Science fiction, both in novel and magazine form, is big business. Clarke, author of over 100 short stories and some 40 books, is aware that despite its popularity, Sci-Fi is frowned upon by some members of the scientific community. His comment on this, upon receiving the distinguished UNESCO Kaligna Prize for science writing, was that "although many scientists believe 90 percent of science fiction is rubbish, they ignore the fact that 90 percent of all fiction is rubbish."
Photo: Pan Am Historical Foundation Clipper Newsletter, May 1968
Will science fiction still be needed by 2001 — when it's actually happening out there in space?
“Science fiction flourishes on science as a frontier,” says Clarke. “ As technology advances, so does the frontier of science fiction.

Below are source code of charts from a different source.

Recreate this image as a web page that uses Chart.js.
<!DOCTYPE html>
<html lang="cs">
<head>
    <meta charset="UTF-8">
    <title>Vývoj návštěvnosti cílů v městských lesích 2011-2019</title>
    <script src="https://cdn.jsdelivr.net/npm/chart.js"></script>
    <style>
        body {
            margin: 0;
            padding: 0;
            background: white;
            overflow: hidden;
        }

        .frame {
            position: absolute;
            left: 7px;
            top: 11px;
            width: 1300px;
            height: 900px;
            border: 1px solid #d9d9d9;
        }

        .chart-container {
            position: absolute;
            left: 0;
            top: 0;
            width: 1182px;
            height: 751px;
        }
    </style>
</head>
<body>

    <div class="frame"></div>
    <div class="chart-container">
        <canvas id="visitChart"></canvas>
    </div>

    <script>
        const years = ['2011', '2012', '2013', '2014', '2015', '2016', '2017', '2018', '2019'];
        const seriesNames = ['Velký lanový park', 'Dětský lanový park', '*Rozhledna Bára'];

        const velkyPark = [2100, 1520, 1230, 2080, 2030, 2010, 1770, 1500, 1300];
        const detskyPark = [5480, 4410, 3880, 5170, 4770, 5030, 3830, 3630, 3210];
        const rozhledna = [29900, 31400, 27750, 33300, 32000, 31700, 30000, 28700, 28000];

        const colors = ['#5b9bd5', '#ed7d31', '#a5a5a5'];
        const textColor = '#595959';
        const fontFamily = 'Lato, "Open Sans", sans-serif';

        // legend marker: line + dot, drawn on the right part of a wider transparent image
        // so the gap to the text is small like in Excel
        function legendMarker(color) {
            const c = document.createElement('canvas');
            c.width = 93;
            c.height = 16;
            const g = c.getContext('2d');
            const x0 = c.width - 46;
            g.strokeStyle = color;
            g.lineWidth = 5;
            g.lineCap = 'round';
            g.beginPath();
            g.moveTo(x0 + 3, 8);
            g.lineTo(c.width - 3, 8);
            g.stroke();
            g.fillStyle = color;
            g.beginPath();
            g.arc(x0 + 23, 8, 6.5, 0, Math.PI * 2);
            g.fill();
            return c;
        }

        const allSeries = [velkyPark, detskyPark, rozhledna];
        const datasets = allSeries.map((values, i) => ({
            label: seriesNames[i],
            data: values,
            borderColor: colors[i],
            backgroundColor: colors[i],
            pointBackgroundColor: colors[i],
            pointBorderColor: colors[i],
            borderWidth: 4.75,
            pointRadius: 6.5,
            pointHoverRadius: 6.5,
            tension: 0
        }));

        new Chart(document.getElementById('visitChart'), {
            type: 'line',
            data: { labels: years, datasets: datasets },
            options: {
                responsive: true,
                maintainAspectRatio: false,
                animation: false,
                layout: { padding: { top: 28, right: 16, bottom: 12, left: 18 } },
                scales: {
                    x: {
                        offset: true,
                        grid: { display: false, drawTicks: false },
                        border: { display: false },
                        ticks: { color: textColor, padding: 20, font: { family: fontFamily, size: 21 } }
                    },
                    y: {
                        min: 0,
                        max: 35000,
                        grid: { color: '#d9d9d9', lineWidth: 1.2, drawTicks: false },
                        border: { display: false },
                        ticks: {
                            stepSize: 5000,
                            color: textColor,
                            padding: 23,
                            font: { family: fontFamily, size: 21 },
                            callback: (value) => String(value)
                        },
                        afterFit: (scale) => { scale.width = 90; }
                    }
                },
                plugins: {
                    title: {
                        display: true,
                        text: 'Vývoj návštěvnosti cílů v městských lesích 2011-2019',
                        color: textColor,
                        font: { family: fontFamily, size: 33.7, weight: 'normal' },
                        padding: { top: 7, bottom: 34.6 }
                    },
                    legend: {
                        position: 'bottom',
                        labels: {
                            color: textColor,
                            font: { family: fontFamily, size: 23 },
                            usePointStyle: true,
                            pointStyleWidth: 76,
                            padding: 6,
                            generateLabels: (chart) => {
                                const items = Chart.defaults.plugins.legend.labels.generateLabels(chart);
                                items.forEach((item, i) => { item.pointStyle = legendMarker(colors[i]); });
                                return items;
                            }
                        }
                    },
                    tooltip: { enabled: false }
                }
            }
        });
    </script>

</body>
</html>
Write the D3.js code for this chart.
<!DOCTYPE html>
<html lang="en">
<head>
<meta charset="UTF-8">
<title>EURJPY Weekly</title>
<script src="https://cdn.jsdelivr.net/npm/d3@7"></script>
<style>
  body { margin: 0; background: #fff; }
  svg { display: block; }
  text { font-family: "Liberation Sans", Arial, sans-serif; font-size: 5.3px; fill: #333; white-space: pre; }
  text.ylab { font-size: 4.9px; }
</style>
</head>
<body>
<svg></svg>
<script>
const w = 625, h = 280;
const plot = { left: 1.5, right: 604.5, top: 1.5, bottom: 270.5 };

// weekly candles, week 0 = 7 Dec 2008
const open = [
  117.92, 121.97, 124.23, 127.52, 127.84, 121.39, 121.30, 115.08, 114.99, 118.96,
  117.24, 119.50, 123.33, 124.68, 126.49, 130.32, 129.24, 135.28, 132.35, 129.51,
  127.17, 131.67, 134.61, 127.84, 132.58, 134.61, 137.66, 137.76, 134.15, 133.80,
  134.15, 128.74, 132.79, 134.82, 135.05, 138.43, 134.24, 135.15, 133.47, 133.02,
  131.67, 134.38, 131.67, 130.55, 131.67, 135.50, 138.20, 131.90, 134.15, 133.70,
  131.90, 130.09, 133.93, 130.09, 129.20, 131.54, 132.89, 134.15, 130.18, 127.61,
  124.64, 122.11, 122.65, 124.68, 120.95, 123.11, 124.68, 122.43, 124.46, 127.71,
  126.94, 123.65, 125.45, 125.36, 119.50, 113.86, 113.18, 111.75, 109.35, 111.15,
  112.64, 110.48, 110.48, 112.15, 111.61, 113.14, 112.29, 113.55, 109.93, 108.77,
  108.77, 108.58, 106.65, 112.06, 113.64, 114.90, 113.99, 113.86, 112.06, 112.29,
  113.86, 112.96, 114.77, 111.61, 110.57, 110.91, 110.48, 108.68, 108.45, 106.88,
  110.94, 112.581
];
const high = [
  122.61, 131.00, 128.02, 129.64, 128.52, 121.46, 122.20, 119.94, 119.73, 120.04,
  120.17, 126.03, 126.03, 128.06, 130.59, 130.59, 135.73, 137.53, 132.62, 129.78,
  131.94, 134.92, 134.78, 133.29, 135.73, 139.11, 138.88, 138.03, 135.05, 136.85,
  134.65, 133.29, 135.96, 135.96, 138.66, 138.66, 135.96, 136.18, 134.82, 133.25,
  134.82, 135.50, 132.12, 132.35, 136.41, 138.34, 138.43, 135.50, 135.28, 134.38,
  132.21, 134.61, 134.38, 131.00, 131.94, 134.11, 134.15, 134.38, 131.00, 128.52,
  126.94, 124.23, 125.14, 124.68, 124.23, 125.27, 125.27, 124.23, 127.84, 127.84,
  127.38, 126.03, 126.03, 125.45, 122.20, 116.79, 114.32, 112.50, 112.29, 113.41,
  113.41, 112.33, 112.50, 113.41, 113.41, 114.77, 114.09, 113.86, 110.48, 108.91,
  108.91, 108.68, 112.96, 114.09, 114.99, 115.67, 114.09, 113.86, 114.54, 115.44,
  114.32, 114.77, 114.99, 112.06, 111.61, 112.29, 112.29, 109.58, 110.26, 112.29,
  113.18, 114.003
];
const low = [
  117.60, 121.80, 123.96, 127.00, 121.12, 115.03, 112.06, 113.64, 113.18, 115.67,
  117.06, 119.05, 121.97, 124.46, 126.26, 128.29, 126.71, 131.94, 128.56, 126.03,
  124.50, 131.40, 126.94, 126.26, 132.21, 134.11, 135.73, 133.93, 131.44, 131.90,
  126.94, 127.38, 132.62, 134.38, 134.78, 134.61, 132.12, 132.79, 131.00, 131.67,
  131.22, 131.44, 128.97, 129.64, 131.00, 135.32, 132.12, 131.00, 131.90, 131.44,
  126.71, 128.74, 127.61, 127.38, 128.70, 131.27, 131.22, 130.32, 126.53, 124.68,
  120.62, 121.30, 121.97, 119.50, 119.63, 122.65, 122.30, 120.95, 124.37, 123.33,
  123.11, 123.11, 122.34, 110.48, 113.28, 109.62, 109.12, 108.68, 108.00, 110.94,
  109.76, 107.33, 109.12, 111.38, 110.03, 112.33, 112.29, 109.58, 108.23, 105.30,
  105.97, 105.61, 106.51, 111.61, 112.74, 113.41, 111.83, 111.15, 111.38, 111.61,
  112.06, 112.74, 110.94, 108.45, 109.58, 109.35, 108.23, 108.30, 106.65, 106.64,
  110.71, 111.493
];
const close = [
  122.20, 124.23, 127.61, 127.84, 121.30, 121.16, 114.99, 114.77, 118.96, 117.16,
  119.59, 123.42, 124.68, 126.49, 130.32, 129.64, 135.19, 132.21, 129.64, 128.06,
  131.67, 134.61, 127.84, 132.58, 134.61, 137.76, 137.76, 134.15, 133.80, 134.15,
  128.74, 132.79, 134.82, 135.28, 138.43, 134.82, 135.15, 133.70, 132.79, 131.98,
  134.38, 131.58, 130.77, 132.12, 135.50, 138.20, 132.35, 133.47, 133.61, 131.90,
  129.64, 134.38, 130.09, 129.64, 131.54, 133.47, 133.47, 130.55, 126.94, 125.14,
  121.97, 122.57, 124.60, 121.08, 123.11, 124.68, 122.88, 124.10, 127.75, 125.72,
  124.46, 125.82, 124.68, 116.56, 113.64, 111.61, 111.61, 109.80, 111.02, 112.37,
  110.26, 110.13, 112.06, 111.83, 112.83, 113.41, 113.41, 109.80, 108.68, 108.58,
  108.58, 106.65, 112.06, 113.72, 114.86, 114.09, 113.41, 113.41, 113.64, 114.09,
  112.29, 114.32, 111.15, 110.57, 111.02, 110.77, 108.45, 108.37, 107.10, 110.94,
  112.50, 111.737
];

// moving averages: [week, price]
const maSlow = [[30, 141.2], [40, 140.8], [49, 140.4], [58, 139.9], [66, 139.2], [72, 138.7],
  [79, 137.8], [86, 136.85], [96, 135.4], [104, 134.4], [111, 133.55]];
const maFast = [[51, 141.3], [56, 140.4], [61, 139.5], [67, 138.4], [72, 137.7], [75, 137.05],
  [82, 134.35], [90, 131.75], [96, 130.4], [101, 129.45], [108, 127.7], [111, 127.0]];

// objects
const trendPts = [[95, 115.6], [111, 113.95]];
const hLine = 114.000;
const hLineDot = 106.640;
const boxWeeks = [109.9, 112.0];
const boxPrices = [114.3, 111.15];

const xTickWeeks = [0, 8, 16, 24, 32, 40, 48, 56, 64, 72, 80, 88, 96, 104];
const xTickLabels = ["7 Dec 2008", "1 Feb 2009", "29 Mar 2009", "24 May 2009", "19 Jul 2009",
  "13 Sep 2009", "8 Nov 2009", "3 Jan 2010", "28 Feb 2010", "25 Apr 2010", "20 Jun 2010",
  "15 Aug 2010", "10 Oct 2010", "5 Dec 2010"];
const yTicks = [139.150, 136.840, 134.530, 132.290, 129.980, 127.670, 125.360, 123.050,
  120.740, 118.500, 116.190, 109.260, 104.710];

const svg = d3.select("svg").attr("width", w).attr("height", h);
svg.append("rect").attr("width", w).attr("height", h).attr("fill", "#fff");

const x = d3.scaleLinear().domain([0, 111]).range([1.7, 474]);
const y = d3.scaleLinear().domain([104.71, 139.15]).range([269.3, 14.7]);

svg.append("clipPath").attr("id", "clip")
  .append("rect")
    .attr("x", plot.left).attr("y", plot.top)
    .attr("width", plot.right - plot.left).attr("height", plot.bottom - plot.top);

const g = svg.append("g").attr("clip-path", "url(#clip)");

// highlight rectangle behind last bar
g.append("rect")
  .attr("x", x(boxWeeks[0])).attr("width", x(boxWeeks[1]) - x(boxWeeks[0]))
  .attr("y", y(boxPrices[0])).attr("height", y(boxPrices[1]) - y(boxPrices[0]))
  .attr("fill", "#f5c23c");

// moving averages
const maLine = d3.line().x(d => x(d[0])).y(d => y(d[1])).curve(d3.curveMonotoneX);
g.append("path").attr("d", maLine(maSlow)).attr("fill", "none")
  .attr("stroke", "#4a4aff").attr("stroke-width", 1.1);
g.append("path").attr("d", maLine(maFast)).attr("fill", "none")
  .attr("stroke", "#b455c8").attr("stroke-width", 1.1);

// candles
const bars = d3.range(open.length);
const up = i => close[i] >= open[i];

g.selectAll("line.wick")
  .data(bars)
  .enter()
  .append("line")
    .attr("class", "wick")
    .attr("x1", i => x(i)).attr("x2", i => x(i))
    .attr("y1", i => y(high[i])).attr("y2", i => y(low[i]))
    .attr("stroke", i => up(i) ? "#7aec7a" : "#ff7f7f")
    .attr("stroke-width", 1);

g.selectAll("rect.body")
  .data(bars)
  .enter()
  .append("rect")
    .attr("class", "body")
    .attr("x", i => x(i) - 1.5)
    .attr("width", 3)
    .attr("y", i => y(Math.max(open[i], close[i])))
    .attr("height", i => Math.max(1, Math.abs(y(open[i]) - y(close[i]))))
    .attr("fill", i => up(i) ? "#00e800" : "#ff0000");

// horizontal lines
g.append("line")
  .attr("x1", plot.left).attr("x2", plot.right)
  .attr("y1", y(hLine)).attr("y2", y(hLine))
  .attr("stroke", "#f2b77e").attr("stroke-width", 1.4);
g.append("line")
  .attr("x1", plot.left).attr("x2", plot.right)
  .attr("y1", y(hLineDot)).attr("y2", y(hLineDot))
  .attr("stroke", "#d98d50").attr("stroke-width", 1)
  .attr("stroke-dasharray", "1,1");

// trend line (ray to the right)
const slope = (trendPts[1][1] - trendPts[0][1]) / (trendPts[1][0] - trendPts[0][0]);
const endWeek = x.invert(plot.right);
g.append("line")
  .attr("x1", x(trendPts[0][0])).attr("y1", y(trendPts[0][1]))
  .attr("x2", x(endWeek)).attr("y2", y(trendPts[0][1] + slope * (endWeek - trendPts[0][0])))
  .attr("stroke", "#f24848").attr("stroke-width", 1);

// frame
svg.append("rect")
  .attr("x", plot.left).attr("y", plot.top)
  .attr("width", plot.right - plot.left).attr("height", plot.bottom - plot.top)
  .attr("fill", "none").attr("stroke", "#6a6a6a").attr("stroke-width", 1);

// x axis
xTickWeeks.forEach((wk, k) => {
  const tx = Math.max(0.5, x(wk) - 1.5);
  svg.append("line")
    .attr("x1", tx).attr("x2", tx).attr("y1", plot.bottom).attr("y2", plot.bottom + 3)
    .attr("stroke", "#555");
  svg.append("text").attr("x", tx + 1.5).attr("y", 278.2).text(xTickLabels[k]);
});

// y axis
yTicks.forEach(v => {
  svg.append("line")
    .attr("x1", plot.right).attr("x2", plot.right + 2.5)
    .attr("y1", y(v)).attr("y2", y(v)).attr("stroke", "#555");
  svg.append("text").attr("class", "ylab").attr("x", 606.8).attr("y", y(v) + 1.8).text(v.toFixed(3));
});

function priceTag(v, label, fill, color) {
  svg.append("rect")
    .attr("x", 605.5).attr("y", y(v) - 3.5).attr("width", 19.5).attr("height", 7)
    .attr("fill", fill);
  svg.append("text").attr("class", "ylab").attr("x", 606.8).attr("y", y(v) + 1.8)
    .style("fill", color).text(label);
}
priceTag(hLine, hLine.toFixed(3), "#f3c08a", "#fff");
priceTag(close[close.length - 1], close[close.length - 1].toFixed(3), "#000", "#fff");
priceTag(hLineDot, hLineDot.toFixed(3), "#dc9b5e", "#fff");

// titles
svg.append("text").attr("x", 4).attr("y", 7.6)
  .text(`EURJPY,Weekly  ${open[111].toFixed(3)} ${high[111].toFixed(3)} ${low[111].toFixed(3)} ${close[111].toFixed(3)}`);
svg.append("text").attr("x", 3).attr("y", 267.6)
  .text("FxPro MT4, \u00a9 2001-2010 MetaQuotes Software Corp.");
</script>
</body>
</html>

I think the new frontier will be out among the stars; there’s no limit. All sorts of new and strange things will have been discovered by then.”
As to whether Clarke will himself go to the moon:
"Oh, I take it for granted I'll go someday, but obviously not in the pioneering stages. I'll probably go on a magazine commission — something that happened in one of my novels, by the way, a science fiction writer making his first space flight. Yes, it's strange somehow, but I seem to have said all these things before — and now they're coming back to haunt me.”